[DATA]
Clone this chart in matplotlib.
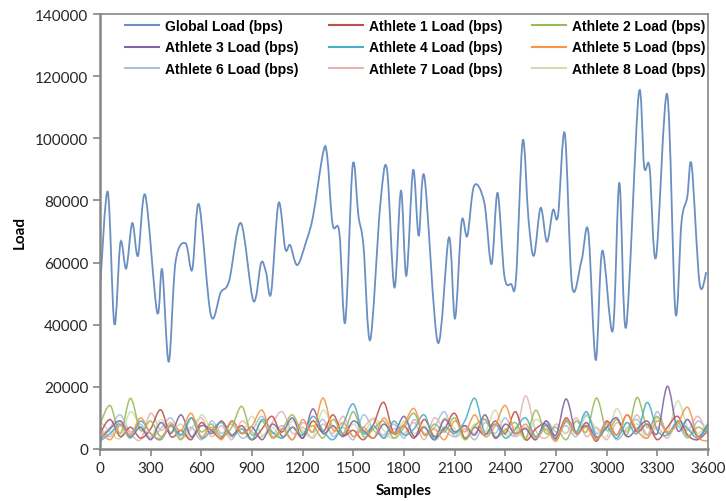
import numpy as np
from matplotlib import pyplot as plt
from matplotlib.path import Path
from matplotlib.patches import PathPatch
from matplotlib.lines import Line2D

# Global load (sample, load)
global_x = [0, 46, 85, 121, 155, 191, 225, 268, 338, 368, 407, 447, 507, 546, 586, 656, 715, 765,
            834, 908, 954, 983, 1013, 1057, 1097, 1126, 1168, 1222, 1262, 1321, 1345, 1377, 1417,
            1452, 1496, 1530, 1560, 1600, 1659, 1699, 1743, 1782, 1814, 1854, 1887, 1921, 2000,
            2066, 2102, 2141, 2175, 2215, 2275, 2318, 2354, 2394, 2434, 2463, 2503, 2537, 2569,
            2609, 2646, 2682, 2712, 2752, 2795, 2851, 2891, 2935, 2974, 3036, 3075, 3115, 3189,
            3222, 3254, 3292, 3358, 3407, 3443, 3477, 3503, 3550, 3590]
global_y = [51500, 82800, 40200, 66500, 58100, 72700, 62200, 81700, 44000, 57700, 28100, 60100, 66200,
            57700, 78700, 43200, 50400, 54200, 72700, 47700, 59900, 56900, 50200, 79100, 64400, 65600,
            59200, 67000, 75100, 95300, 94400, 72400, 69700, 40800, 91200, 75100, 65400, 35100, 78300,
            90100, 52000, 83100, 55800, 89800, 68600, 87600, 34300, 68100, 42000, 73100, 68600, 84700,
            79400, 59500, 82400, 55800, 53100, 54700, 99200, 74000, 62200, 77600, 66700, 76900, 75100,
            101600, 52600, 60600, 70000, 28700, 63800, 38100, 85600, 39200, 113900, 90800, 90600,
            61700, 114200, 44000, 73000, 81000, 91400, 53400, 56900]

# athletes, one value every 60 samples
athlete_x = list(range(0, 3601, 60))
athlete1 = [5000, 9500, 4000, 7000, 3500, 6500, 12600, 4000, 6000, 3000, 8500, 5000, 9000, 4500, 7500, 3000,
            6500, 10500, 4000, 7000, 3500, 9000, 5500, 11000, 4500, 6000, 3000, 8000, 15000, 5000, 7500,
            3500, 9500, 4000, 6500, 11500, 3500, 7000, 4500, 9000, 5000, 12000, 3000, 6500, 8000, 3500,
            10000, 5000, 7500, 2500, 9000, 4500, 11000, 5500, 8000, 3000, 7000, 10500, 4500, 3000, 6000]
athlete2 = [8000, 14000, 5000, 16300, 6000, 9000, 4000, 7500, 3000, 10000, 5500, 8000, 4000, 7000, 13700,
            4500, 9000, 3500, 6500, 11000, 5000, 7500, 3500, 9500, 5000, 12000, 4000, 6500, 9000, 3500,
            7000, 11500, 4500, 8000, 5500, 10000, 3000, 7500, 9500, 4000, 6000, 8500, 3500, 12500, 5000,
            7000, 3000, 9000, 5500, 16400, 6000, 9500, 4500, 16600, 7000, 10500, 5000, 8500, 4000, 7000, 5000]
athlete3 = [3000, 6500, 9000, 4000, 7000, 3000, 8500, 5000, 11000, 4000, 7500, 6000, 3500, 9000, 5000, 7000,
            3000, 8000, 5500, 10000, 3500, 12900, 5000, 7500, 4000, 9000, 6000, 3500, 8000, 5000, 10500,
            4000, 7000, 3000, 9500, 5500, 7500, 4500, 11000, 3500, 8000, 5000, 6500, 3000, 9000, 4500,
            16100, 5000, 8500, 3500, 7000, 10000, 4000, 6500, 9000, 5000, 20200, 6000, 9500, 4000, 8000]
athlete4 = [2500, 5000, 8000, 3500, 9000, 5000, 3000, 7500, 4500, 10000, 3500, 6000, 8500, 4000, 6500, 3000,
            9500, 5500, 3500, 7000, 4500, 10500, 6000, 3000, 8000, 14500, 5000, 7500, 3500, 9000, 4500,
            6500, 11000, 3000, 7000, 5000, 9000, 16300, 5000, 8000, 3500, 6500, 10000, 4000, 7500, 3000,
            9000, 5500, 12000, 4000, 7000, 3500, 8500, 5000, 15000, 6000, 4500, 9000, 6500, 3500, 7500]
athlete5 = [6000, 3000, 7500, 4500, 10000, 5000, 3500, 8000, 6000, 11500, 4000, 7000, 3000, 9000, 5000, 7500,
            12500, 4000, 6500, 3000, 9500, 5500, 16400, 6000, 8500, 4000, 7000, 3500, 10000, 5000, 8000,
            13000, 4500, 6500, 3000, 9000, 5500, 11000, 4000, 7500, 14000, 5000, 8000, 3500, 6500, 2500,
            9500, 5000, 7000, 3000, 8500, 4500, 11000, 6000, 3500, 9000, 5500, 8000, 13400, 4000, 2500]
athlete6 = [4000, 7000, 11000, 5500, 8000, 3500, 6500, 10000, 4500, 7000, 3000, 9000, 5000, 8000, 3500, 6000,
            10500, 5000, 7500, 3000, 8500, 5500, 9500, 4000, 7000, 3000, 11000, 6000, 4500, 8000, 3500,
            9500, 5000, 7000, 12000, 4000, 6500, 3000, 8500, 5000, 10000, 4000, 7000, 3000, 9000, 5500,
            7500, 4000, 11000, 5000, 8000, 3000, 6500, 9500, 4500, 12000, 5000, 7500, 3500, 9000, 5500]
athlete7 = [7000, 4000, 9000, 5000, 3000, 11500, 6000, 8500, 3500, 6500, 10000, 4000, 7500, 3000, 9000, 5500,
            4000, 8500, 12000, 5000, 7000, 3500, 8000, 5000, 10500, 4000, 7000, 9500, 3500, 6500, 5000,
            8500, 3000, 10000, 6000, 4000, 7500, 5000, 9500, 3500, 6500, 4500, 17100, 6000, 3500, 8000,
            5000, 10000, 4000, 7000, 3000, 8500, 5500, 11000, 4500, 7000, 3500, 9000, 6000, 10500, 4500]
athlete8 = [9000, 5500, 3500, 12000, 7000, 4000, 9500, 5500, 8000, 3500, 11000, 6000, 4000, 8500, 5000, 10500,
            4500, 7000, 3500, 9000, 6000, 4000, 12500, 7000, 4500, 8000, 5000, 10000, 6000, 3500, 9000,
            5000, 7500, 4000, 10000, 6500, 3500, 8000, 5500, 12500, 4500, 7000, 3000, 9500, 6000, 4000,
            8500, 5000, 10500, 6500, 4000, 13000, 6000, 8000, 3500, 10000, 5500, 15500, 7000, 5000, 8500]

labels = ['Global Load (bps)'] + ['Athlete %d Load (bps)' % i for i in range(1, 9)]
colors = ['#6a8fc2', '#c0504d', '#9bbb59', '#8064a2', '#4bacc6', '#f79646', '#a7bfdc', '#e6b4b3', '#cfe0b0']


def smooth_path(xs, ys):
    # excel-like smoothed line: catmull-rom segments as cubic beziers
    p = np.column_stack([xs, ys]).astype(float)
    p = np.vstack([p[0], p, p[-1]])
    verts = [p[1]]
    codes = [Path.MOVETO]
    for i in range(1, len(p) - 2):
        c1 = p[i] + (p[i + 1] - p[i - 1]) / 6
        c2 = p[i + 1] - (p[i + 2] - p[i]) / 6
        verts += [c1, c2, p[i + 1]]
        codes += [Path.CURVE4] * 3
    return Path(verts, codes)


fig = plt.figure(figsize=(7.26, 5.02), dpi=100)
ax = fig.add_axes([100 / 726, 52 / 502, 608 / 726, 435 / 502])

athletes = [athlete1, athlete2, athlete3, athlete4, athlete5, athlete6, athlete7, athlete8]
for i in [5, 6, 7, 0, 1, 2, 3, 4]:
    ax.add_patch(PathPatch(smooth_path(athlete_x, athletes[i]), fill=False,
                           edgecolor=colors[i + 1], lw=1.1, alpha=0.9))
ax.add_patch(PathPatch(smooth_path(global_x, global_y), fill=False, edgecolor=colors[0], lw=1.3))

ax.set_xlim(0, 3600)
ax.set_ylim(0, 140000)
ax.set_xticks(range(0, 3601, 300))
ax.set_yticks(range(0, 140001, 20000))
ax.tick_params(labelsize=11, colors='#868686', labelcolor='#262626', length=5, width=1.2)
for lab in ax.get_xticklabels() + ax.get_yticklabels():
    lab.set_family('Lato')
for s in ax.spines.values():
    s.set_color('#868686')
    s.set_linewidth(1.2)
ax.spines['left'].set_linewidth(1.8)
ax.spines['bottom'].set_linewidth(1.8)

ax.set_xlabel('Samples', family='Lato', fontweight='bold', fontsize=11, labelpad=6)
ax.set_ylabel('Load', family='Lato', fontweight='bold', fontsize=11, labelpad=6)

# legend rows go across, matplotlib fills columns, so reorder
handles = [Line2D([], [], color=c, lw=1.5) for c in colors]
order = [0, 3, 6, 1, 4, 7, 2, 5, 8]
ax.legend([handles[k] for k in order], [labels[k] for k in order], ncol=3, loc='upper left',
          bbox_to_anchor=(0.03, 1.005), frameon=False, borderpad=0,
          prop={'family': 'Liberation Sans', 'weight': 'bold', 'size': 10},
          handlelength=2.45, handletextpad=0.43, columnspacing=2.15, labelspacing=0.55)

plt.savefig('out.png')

[WHAT IS REQUIRED]
Omit the pictures, then repeat exactly each line from the beginning of the listing through the line with "from matplotlib.lines import Line2D".

[REPLY TO THE TASK]
Clone this chart in matplotlib.
import numpy as np
from matplotlib import pyplot as plt
from matplotlib.path import Path
from matplotlib.patches import PathPatch
from matplotlib.lines import Line2D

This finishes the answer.